A viver come bruti.
Insomma sono passati settecento anni esatti da quando il sommo poeta è finalmente entrato nella sua opera per sempre. Molto probabilmente all'inferno.
Non mi addentro oltre la selva oscura, non ne ho la competenza e mai ne ho avuto il desiderio. Letture rapide, a macchia di Leopardi, perché il soggetto della commedia non mi attrae. L'inferno esiste sicuramente, ma non sta dopo la morte bensì qui tra di noi, ogni giorno. Il verso poetico poi è troppo intenso per me. Sopravvivo a stento alla prosa, a patto che non sia troppo intrecciata in pasticciacci brutti o addosso a degli Ulisse irlandesi. Cose brevi, dirette, chiare.

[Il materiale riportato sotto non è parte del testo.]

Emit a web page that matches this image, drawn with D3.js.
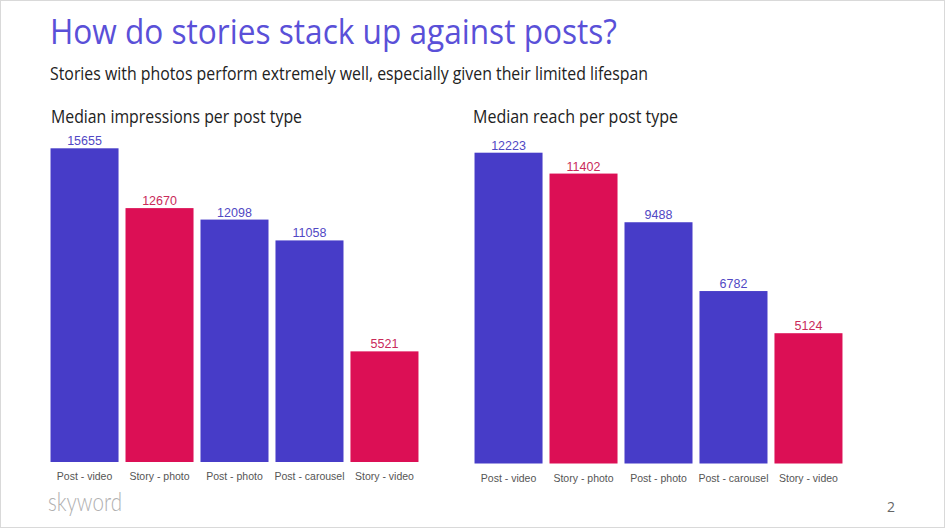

Eppure, conservo e sfoglio una vecchia edizione della commedia illustrata dal Dorè. Lì sì che mi perdo davvero. Niente da fare, guardare le figure è tutto quello che mi basta per addentrarmi nella mente. La mia. Una tautologia verbale. La mente non è mia, si descrive come mia. Un coacervo chimico fisico che genera mostri. Quelli che popolano l'eternità degli inferi e in realtà corrono nelle sinapsi. L'eternità non esiste, nemmeno quella universale temo. Chimica, fisica, transitorietà in trasformazione incessante. E noi, lì per un tempo dato, non si sa quale. Dante questo mi dice. Nel tuo tempo vivi dove senti di stare e se non vuoi che sia un inferno, muoviti per rimediare finché c'è vita. Oppure brucia e infine muori. Già così è tanto e da settecento anni non è cambiato niente. Dante, un genio davvero.